The unique dataset and success of dairy breeders now has other scientists sniffing around their findings. Leonid Kruglyak, a genomics professor at Princeton, told me that “a lot of the statistical techniques and methodology” that connect phenotype and genotype were developed by animal breeders. In a sense, they are like codebreakers. If you know the rules of encoding. it’s not difficult to put information in one end and have it pop out the other as a code. But if you’re starting with the code, that’s a brutally difficult problem. And it’s the one that diary geneticists have been working on.
Their work could reach outside the medical realm to help us understand human’s evolution as well. For example, Kruglyak said, human population geneticists want to figure out how to explain the remarkable lack of genetic variance between human beings. “The typical [genetic] variation among humans is one change in a thousand,” he said. “Chimps, though they obviously have a much smaller population now, have several fold higher genetic diversity.” How could this be? Researchers hypothesize that human beings once went through a bottleneck where there were very few humans relative both to the current human population and the chimp population. Few humans meant that the gene pool was limited at some point in the pre-historical but fairly recent past. We’ve never recovered the diversity we might have had.
The number-one ranked bull in the world. Kathy DeBruin.
It might seem that Badger-Bluff Fanny Freddie is the pinnacle of the Holstein bull. He’s been the top bull since the day his genetic markers showed up in the USDA database and his real-world performance has backed up his genome’s claims. But he’s far from the best bull that science can imagine.

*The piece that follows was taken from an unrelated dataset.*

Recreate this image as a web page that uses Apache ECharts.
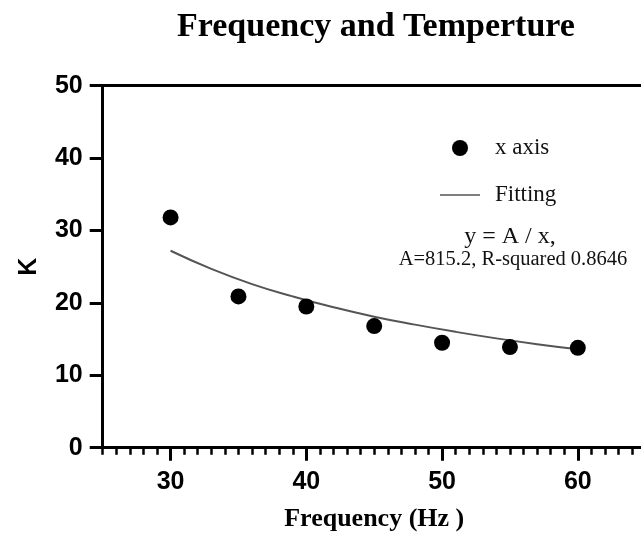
<!DOCTYPE html>
<html>
<head>
<meta charset="utf-8">
<script src="https://cdn.jsdelivr.net/npm/echarts@6/dist/echarts.min.js"></script>
<style>
html,body{margin:0;padding:0;background:#fff;}
#chart{width:641px;height:547px;}
</style>
</head>
<body>
<div id="chart"></div>
<script>
// Data
const frequency = [30, 35, 40, 45, 50, 55, 60];
const kValues = [31.8, 20.9, 19.5, 16.8, 14.5, 13.9, 13.8];
const fitX = [30, 33, 36, 39, 42, 45, 48, 51, 54, 57, 60];
const fitY = [27.2, 24.7, 22.6, 20.9, 19.4, 18.1, 17.0, 16.0, 15.1, 14.3, 13.6];
const xTickLabels = [30, 40, 50, 60];
const yTickLabels = [0, 10, 20, 30, 40, 50];
const titleText = 'Frequency and Temperture';
const xName = 'Frequency (Hz )';
const yName = 'K';
const equationText = 'y = A / x,';
const paramText = 'A=815.2, R-squared 0.8646';

const chart = echarts.init(document.getElementById('chart'), null, {renderer: 'canvas'});
const serif = '"Liberation Serif", "Times New Roman", serif';
const sans = '"Liberation Sans", Arial, sans-serif';

const option = {
  animation: false,
  backgroundColor: '#fff',
  title: {
    text: titleText,
    left: 177,
    top: 10,
    padding: 0,
    textStyle: {fontFamily: serif, fontWeight: 'bold', fontSize: 34, color: '#000'}
  },
  legend: {
    orient: 'vertical',
    left: 435,
    top: 131,
    itemWidth: 40,
    itemHeight: 16,
    itemGap: 23,
    textStyle: {fontFamily: serif, fontSize: 23, color: '#111', lineHeight: 24, padding: [0, 0, 0, 10]},
    data: [
      {name: 'x axis', icon: 'circle', itemStyle: {color: '#000', opacity: 1}},
      {name: 'Fitting', icon: 'path://M0,0 L40,0 L40,1.6 L0,1.6 Z', itemStyle: {color: '#555'}}
    ]
  },
  grid: {left: 102.7, width: 543, top: 85.7, bottom: 99.3, containLabel: false, outerBoundsMode: 'none'},
  xAxis: [
    {
      type: 'value', min: 25, max: 65, position: 'bottom',
      name: xName, nameLocation: 'middle', nameGap: 59,
      nameTextStyle: {fontFamily: serif, fontWeight: 'bold', fontSize: 26, color: '#000'},
      axisLine: {show: true, onZero: false, lineStyle: {color: '#000', width: 3}},
      axisTick: {show: true, inside: false, length: 13, lineStyle: {color: '#000', width: 3}, customValues: xTickLabels},
      axisLabel: {show: true, margin: 22, fontFamily: sans, fontWeight: 'bold', fontSize: 25, color: '#000', customValues: xTickLabels},
      splitLine: {show: false}
    },
    {
      type: 'value', min: 25, max: 65, interval: 1, position: 'bottom',
      axisLine: {show: false},
      axisTick: {show: true, inside: false, length: 7, lineStyle: {color: '#000', width: 2.5}},
      axisLabel: {show: false},
      splitLine: {show: false}
    },
    {
      type: 'value', min: 25, max: 65, position: 'top',
      axisLine: {show: true, onZero: false, lineStyle: {color: '#000', width: 3}},
      axisTick: {show: false},
      axisLabel: {show: false},
      splitLine: {show: false}
    }
  ],
  yAxis: {
    type: 'value', min: 0, max: 50, interval: 10,
    name: yName, nameLocation: 'middle', nameGap: 61, nameRotate: 90,
    nameTextStyle: {fontFamily: sans, fontWeight: 'bold', fontSize: 25, color: '#000'},
    axisLine: {show: true, onZero: false, lineStyle: {color: '#000', width: 3}},
    axisTick: {show: true, inside: false, length: 13, lineStyle: {color: '#000', width: 3}, customValues: yTickLabels},
    axisLabel: {show: true, margin: 20, fontFamily: sans, fontWeight: 'bold', fontSize: 25, color: '#000', customValues: yTickLabels},
    splitLine: {show: false}
  },
  graphic: [
    {type: 'text', x: 510, y: 237, style: {text: equationText, fontFamily: serif, fontSize: 24, fill: '#111', align: 'center', verticalAlign: 'middle'}},
    {type: 'text', x: 513, y: 259.5, style: {text: paramText, fontFamily: serif, fontSize: 20.5, fill: '#111', align: 'center', verticalAlign: 'middle'}}
  ],
  series: [
    {
      name: 'x axis', type: 'scatter', xAxisIndex: 0,
      symbol: 'circle', symbolSize: 16,
      itemStyle: {color: '#000', opacity: 1},
      data: frequency.map((f, i) => [f, kValues[i]]),
      z: 3
    },
    {
      name: 'Fitting', type: 'line', xAxisIndex: 0,
      smooth: true, symbol: 'none', showSymbol: false,
      lineStyle: {color: '#555', width: 2},
      itemStyle: {color: '#555'},
      data: fitX.map((f, i) => [f, fitY[i]]),
      z: 2
    }
  ]
};
chart.setOption(option);
</script>
</body>
</html>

John Cole, yet another USDA animal improvement scientist, generated an estimate of the perfect bull by choosing the optimal observed genetic sequences and hypothetically combining them. He found that the optimal bull would have a net merit value of $7,515, which absolutely blows any current bull out of the water. In other words, we’re nowhere near creating the perfect milk machine.

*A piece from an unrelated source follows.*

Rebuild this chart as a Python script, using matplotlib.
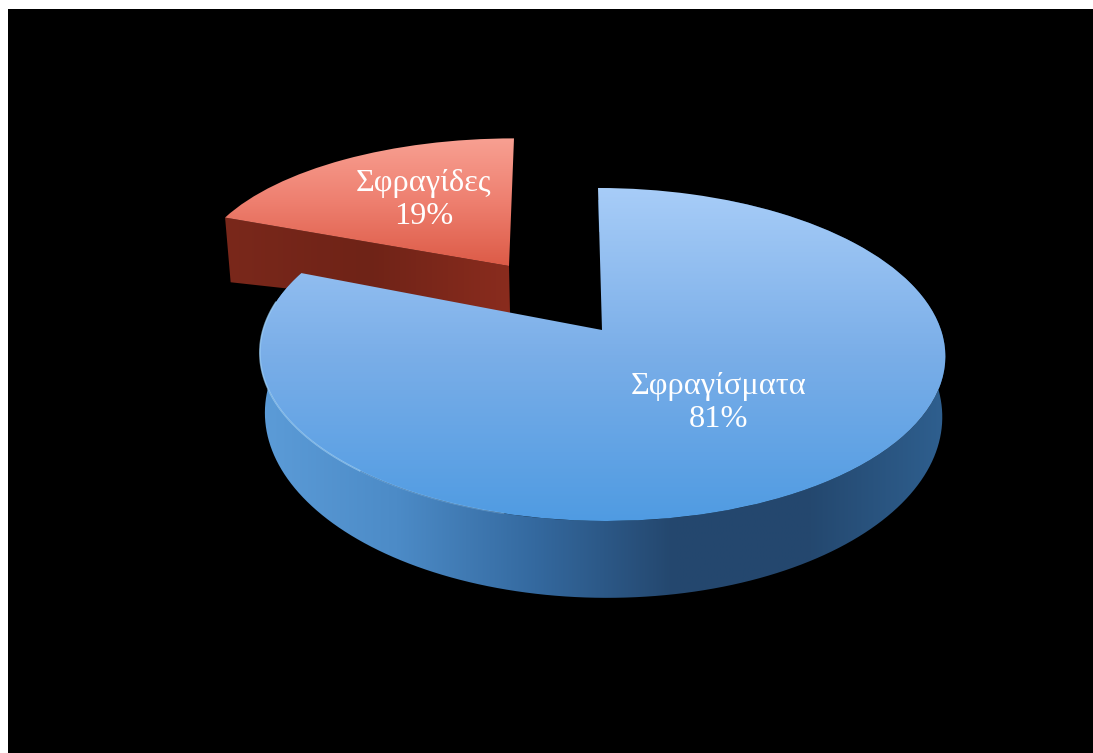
import numpy as np
import matplotlib
matplotlib.use('Agg')
import matplotlib.pyplot as plt
from matplotlib.colors import LinearSegmentedColormap
from matplotlib.patches import PathPatch, Polygon, Rectangle
from matplotlib.path import Path

# Data
labels = ['Σφραγίσματα', 'Σφραγίδες']
values = [81, 19]

W, H = 1093, 753

# projection of the unit pie onto pixels: (x0, y0, sx, sy, k, shear)
blue_top = dict(x0=602, y0=330, sx=339, sy=162.9, k=0.147, shear=-4)
blue_bottom = dict(x0=603, y0=388, sx=335, sy=179, k=0.147, shear=-4)
red_top = dict(x0=509, y0=266, sx=313, sy=134, k=0.05, shear=5)
red_bottom = dict(x0=510, y0=313, sx=308, sy=85, k=0.05, shear=5)


def project(u, v, p):
    d = 1 + p['k'] * v
    return p['x0'] + p['sx'] * u / d + p['shear'] * v, p['y0'] - p['sy'] * v / d


def arc(theta1, theta2, p, n=200):
    t = np.radians(np.linspace(theta1, theta2, n))
    x, y = project(np.cos(t), np.sin(t), p)
    return np.column_stack([x, y])


def gradient(ax, clip, stops, extent, z, vertical=True):
    cmap = LinearSegmentedColormap.from_list('g', stops)
    g = np.linspace(0, 1, 256)
    g = g[:, None] if vertical else g[None, :]
    im = ax.imshow(g, cmap=cmap, extent=extent, aspect='auto', origin='upper',
                   vmin=0, vmax=1, interpolation='bilinear', zorder=z)
    im.set_clip_path(clip)
    return im


fig = plt.figure(figsize=(W / 100, H / 100), dpi=100, facecolor='white')
ax = fig.add_axes([0, 0, 1, 1])

wedges, _ = ax.pie(values, startangle=90, counterclock=False)
blue_w, red_w = wedges
blue_path = blue_w.get_path()
red_path = red_w.get_path()
blue_t = (blue_w.theta1, blue_w.theta2)
red_t = (red_w.theta1, red_w.theta2)
blue_w.remove()
red_w.remove()

ax.set_aspect('auto')
ax.set_xlim(0, W)
ax.set_ylim(H, 0)
ax.add_patch(Rectangle((8, 9), W, H, fc='black', ec='none', zorder=0))

# red slice, cut face then top
end = np.radians(red_t[1])
a = project(np.cos(end), np.sin(end), red_top)
b = project(np.cos(end), np.sin(end), red_bottom)
face = Polygon([a, (red_top['x0'], red_top['y0']), (red_bottom['x0'], red_bottom['y0']), b],
               closed=True, fc='none', ec='none')
ax.add_patch(face)
gradient(ax, face, ['#7a281b', '#6f2317', '#8a2c1e'], (225, 512, 320, 210), 1, vertical=False)

xy = project(red_path.vertices[:, 0], red_path.vertices[:, 1], red_top)
red_patch = PathPatch(Path(np.column_stack(xy), red_path.codes), fc='none', ec='none')
ax.add_patch(red_patch)
gradient(ax, red_patch, ['#f8a193', '#ee7f6f', '#dc5a46'], (220, 520, 268, 136), 2)

# blue slice, outer wall then top
wall = Polygon(np.vstack([arc(*blue_t, blue_top), arc(*blue_t, blue_bottom)[::-1]]),
               closed=True, fc='none', ec='none')
ax.add_patch(wall)
gradient(ax, wall, ['#5c9cd8', '#4c8bc7', '#34699f', '#24476e', '#24486f', '#2f6090'],
         (258, 950, 600, 200), 3, vertical=False)

xy = project(blue_path.vertices[:, 0], blue_path.vertices[:, 1], blue_top)
blue_patch = PathPatch(Path(np.column_stack(xy), blue_path.codes), fc='none', ec='none')
ax.add_patch(blue_patch)
gradient(ax, blue_patch, ['#a8cdf8', '#7aaee8', '#4f9be2'], (255, 950, 523, 186), 4)

# light rim on the front left edge, fading towards the middle
ax.plot(*arc(-190, -130, blue_top).T, color='#9ed0f8', lw=1.2, alpha=0.7, zorder=5)
ax.plot(*arc(-130, -105, blue_top).T, color='#9ed0f8', lw=1.0, alpha=0.35, zorder=5)

ax.set_xlim(0, W)
ax.set_ylim(H, 0)

font = ['Liberation Serif', 'DejaVu Serif']
ax.text(719, 403, f'{labels[0]}\n{values[0]}%', color='white', fontsize=23.3, family=font,
        ha='center', va='center', linespacing=1.15, zorder=6)
ax.text(424, 200, f'{labels[1]}\n{values[1]}%', color='white', fontsize=23.3, family=font,
        ha='center', va='center', linespacing=1.15, zorder=6)

fig.savefig('out.png', dpi=100, facecolor='white')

The problem, of course, is that genomes cannot really be cut and pasted together from the best bits. “When you go extremely far for one trait, you’re going to upset some of the other traits,” Vanraden said. Breeding is a messy (i.e. biological) process, no matter how technologically sophisticated the front end. After decades of breeding cows for milk production, people realized (to their dismay) that the ability to generate milk and the ability to have babies were negatively correlated. The more milk you tried to order up, the less babies your herd was likely to have. While we’re nowhere near the hypothetical limit for Holstein bull value, we do now know that nature is not so easily transformed without some deleterious effects. We may have factory farms, but these machines are still flesh and blood.
Except for Badger-Fluff Fanny Freddie and his fellow bulls, that is. Freddie is a disembodied creature, an animal that is more important as data than as meat or muscle. Though he’s been mentioned in thousands of web pages and dozens of trade industry articles, no one mentions where he was born or where the animal currently lives. He is, for all intents and purposes except for his own, genetic material that comes in the handy form of semen. His thousands of daughters will never smell him and his physical location doesn’t matter to anyone. He will be replaced very soon by the next top bull, as subject to the pressures of our economic system as the last version of the iPhone.